2 Responses to “A ‘Best Books’ of 2008”

  1. on 06 Jan 2009 at 10:48 pm Bruce in Ohio

    Books? Books? Who has time to read books! I think you left one off.

    Everyone should read The Yiddish Policeman’s Union by Michael Chabon. It will soon be a Coen Bros. movie.

    An astonishing performance in recreating a world in which 1947 reclocation of Jews is changed from Israel to Sitka, Alaska, and is at once a noir mystery, a messianic tale of apocalyptic dimensions, slyly humorous, bawdy, like an M C Escher visual linguistically rendered in Hebrew dialect.

    C S Lewis, who liked Voyage to Arcturus(!), would approve.

  2. on 14 Jan 2009 at 7:39 pm Joel

    Indeed, who has the time to ready any books anymore? But maybe the Kindle will help assuage any fear that the written word is falling by the wayside in favor of bit-sized fare. The weight of a book in your hands…

    My own top list from last year (pretty much doesn’t include anything written last year), but in which I did manage to read a much higher number of books than in years gone past. In order to make it seem like a longer list, I have also included some short stories:

    8. The Road by Cormac McCarthy ~ an almost unfathomably dark tale about the hazardous journey undertaken through a post-apocalyptic American landscape by a father and his son.

    7. The Life You Save May Be Your Own (short story) by Flannery O’Connor ~ A one-armed handy man named Tom Shiftlet arrives on the doorstep of an elderly southern woman and her mentally-challenged, adult daughter.

    6. The Man in the High Castle by Phlip K. Dick ~ Fascinating account of an alternate history where the Axis powers defeated the Allies, the US being divided by Germany and Japan, and Africa being nuked into oblivion. In this novel, a mysterious author (the titular ‘Man’) pens a novel called ‘The Grasshopper Lies Heavy’, depicting an alternate history in which the Allies defeated the Axis.

    5. The Wind in the Willows by Kenneth Grahame ~ Mole, Rat, Badger, Toad, Otter and the others have adventures in and around the River Bank near the Wild Wood. A piece of powerful nostalgia for me.

    4. The River (short story) by Flannery O’Connor ~ A really great short story about a young child searching for the Kingdom of Heaven in a muddy Georgian river bed.

    3. Our Friends from Frolix 8 by Philip K. Dick ~ Powerful story about a futuristic Earth ruled by big-brained super-humans. Normal humans (‘Old men’) are relegated to the fringes of society, even incarcerated and executed. But not Thors Provoni. Thors Provoni: the intrepid astronaut who escaped from Earth and flew out into space to search for ‘someone.’ Someone to bring back with him, to overthrow the regime that oppresses mankind. Lots of Jesus references.

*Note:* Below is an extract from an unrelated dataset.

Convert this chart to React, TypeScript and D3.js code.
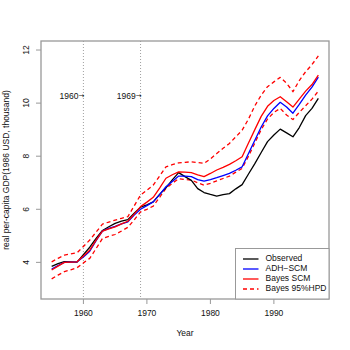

    2. Wise Blood by Flannery O’Connor ~ Can you tell I went bingeing on Flannery late into 2008? Anyhow, what a stupendous novel about street preachers in the south! Hazel Motes, the main character, arrives home from the army to find nothing waiting for him. He sets out to prove, in essence, that he doesn’t have a soul. He attempts to live his life based upon this ‘principle.’

    1. The Great Divorce by C.S. Lewis ~ Can you believe it? I had never actually read this whole (very short, too) book before! Mesmerizing. Deserves to be made into an avant-garde film that plays in art house theaters before getting distributed all over the world and lapped up by hungry viewers.